Une émission produite et réalisée par David Christoffel.

Metaclassique #110 – Mouiller

Entre la harpe et la guitare, la différence est qu’on pince les cordes de la première alors qu’on gratte celle de la second. Même si rien n’empêche en soi de pincer les cordes d’une guitare, de gratter les cordes d’une harpe ou encore de les frapper comme les cordes d’un cymbalum. Les typologies d’instruments restent tout de même attachées à des gestes : on souffle dans les instruments à vents, tandis qu’on tape les instruments à percussion. Et puis, il y a un instrument dont l’histoire et la réputation sont restées associées à l’étrangeté : l’harmonica de verre, que l’on frotte, que l’on fait vibrer et pour lequel on doit, avant tout : se mouiller les doigts.

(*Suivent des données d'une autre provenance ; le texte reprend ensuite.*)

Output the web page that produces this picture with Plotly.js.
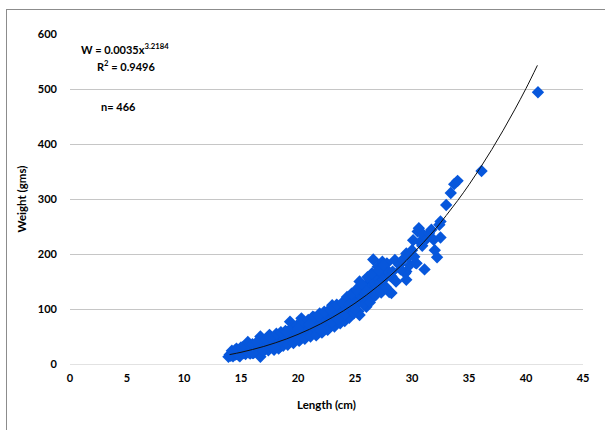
<!DOCTYPE html>
<html>
<head>
<meta charset="utf-8">
<script src="https://cdn.plot.ly/plotly-3.0.1.min.js"></script>
<style>
  html, body { margin: 0; padding: 0; background: #ffffff; }
  #wrap { position: relative; width: 605px; height: 430px; overflow: hidden; }
  #chart { width: 605px; height: 430px; }
  #frame { position: absolute; left: 6px; top: 9px; width: 620px; height: 440px;
           border-left: 1px solid #8c8c8c; border-top: 1px solid #8c8c8c; pointer-events: none; }
</style>
</head>
<body>
<div id="wrap">
  <div id="chart"></div>
  <div id="frame"></div>
</div>
<script>
// Observed fish samples: length (cm) and weight (g)
const lengthCm = [
  13.9,14.0,14.1,14.2,14.3,14.4,14.5,14.5,14.6,14.7,14.8,14.9,15.0,15.0,15.1,15.2,15.3,15.4,15.5,15.5,
  15.6,15.6,15.7,15.8,15.9,16.0,16.0,16.1,16.2,16.3,16.4,16.5,16.5,16.6,16.7,16.7,16.7,16.8,16.9,17.0,
  17.0,17.1,17.2,17.3,17.4,17.5,17.5,17.6,17.7,17.8,17.9,18.0,18.0,18.1,18.2,18.3,18.4,18.4,18.5,18.6,
  18.7,18.8,18.9,19.0,19.0,19.1,19.2,19.3,19.3,19.4,19.5,19.5,19.6,19.7,19.8,19.8,19.9,20.0,20.0,20.1,
  20.2,20.3,20.3,20.4,20.5,20.5,20.6,20.7,20.8,20.8,20.9,21.0,21.0,21.1,21.2,21.3,21.3,21.4,21.5,21.5,
  21.6,21.7,21.8,21.9,21.9,22.0,22.0,22.1,22.2,22.3,22.4,22.5,22.5,22.6,22.7,22.8,22.9,23.0,23.0,23.1,
  23.1,23.2,23.3,23.4,23.5,23.5,23.6,23.7,23.8,23.9,24.0,24.0,24.1,24.2,24.3,24.4,24.5,24.6,24.6,24.7,
  24.8,24.9,25.0,25.1,25.2,25.3,25.4,25.4,25.4,25.5,25.6,25.7,25.8,25.9,26.0,26.0,26.0,26.1,26.2,26.3,
  26.3,26.4,26.5,26.6,26.6,26.7,26.8,26.9,27.0,27.0,27.1,27.2,27.3,27.4,27.5,27.6,27.8,27.8,28.0,28.1,
  28.2,28.2,28.5,28.9,29.4,29.5,29.5,29.5,29.8,30.0,30.1,30.3,30.4,30.5,30.6,30.7,31.0,31.1,31.3,31.7,
  32.0,32.2,32.4,32.5,32.5,33.0,33.4,33.7,34.0,36.1,41.05,
  14.2,14.6,14.9,15.2,15.4,15.8,16.0,16.2,16.4,16.9,17.2,17.4,17.6,17.9,18.1,18.3,18.5,18.7,18.9,19.1,
  19.4,19.6,19.9,20.1,20.4,20.6,20.9,21.1,21.4,21.6,21.8,22.1,22.3,22.6,22.8,23.2,23.4,23.7,23.9,24.1,
  24.3,24.5,24.7,24.9,25.1,25.3,25.6,25.8,26.1,26.3,26.5,26.8,27.1,27.3,27.5,27.7,28.3,28.6,29.0,29.2,
  29.7,30.2,30.9,31.5,31.9,22.0,21.0,20.0,19.0,18.0,17.0,16.0,15.0,23.0,24.0,25.0,26.0,24.5,23.5
];
const weightG = [
  13,17,15,19,14,20,25,17,18,22,16,21,24,19,27,20,23,18,29,22,
  40,25,21,28,24,31,26,20,29,35,27,24,32,38,13,50,29,33,27,36,
  30,42,33,28,38,53,34,31,40,36,30,44,38,34,48,40,31,43,37,50,
  42,46,39,52,45,41,55,77,47,43,58,50,46,54,60,48,52,57,50,63,
  45,83,55,60,52,66,58,62,74,55,68,60,65,57,71,86,64,60,75,68,
  63,79,70,92,66,76,70,82,68,78,73,88,80,72,85,78,94,107,84,92,
  80,88,98,83,95,90,102,87,100,94,110,97,90,105,100,115,96,116,108,102,
  120,110,105,118,112,128,150,125,89,116,132,120,138,128,141,104,124,135,146,153,
  130,140,120,190,135,150,144,162,177,140,155,148,165,186,153,174,183,171,131,160,
  159,129,189,180,165,201,168,153,180,207,225,184,183,241,247,222,235,172,228,244,
  207,194,253,259,230,289,311,327,333,351,494,
  24,28,14,31,26,19,36,22,40,22,45,25,48,26,55,28,58,33,60,35,
  65,38,70,42,75,46,80,50,85,52,88,57,95,62,100,68,108,74,112,78,
  122,84,128,92,135,96,145,108,158,112,165,125,170,130,180,140,168,150,172,190,
  195,195,215,238,226,62,72,64,58,30,24,20,30,76,88,100,132,108,82
];
// Fitted power trendline as drawn (W = 0.0035 x^3.2184)
const trendLength = [14,15,16,17,18,19,20,21,22,23,24,25,26,27,28,29,30,31,32,33,34,35,36,37,38,39,40,41];
const trendWeight = [17.1,21.3,26.3,31.9,38.4,45.6,53.9,63.0,73.2,84.5,96.9,110.5,125.3,141.5,159,178,199,221,244,270,297,326,357,390,425,462,501,543];
const xTicks = [0,5,10,15,20,25,30,35,40,45];
const yTicks = [0,100,200,300,400,500,600];

const font = "Lato, 'Open Sans', 'DejaVu Sans', sans-serif";

const traces = [
  {
    type: 'scatter', mode: 'markers', x: lengthCm, y: weightG, name: 'Observed',
    marker: { symbol: 'diamond', size: 9.5, color: '#0757dc', line: { width: 0 } },
    hoverinfo: 'x+y'
  },
  {
    type: 'scatter', mode: 'lines', x: trendLength, y: trendWeight, name: 'Power fit',
    line: { color: '#111111', width: 1, shape: 'spline' }, hoverinfo: 'skip'
  }
];

const layout = {
  width: 605, height: 430,
  margin: { l: 70, r: 22, t: 34, b: 66 },
  paper_bgcolor: '#ffffff', plot_bgcolor: '#ffffff',
  showlegend: false,
  font: { family: font, size: 11, color: '#000000' },
  xaxis: {
    range: [0, 45], tickvals: xTicks, ticktext: xTicks.map(String),
    showgrid: false, zeroline: false, showline: false, ticks: '',
    ticklabelstandoff: 6,
    tickfont: { family: font, size: 11, color: '#000000', weight: 'bold' },
    title: { text: 'Length (cm)', font: { family: font, size: 11.5, color: '#000000', weight: 'bold' }, standoff: 17 }
  },
  yaxis: {
    range: [0, 600], tickvals: yTicks, ticktext: yTicks.map(String),
    showgrid: true, gridcolor: '#c6c6c6', gridwidth: 1,
    zeroline: true, zerolinecolor: '#e2e2e2', zerolinewidth: 1,
    showline: false, ticks: '',
    ticklabelstandoff: 12,
    tickfont: { family: font, size: 11, color: '#000000', weight: 'bold' },
    title: { text: 'Weight (gms)', font: { family: font, size: 11.5, color: '#000000', weight: 'bold' }, standoff: 8 }
  },
  annotations: [
    { xref: 'x', yref: 'y', x: 0.8, y: 573, xanchor: 'left', yanchor: 'middle', showarrow: false,
      text: 'W = 0.0035x<sup>3.2184</sup>', font: { family: font, size: 11, color: '#000000', weight: 'bold' } },
    { xref: 'x', yref: 'y', x: 2.2, y: 543, xanchor: 'left', yanchor: 'middle', showarrow: false,
      text: 'R<sup>2</sup> = 0.9496', font: { family: font, size: 11, color: '#000000', weight: 'bold' } },
    { xref: 'x', yref: 'y', x: 2.5, y: 468, xanchor: 'left', yanchor: 'middle', showarrow: false,
      text: 'n= 466', font: { family: font, size: 11, color: '#000000', weight: 'bold' } }
  ]
};

Plotly.newPlot('chart', traces, layout, { displayModeBar: false, staticPlot: true });
</script>
</body>
</html>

Il pourrait alors y avoir un paradoxe : si le « doigt mouillé » est célèbre pour offrir une thermométrie aussi approximative qu’un pifomètre, c’est dans un contexte très scientifique qu’au 18è siècle, s’est développé l’intérêt pour un instrument qui se joue les doigts mouillés : l’harmonica de verre, développé par un scientifique, Benjamin Franklin, qui était aussi respecté pour ses succès diplomatiques. Tant est si bien que, pour faire une histoire de la musique aux doigts mouillés, il fallait cumuler un intérêt pour l’histoire de la musique, mais aussi l’histoire des sciences, mais encore, une histoire sociale genrée où le destin des femmes musiciennes est tellement dissocié de celui des hommes. C’est ce qu’a fait notre invité, Mélanie Traversier, dans un essai paru aux éditions du Seuil : L’harmonica de verre et Miss Davies.

Une émission produite et réalisée par David Christoffel.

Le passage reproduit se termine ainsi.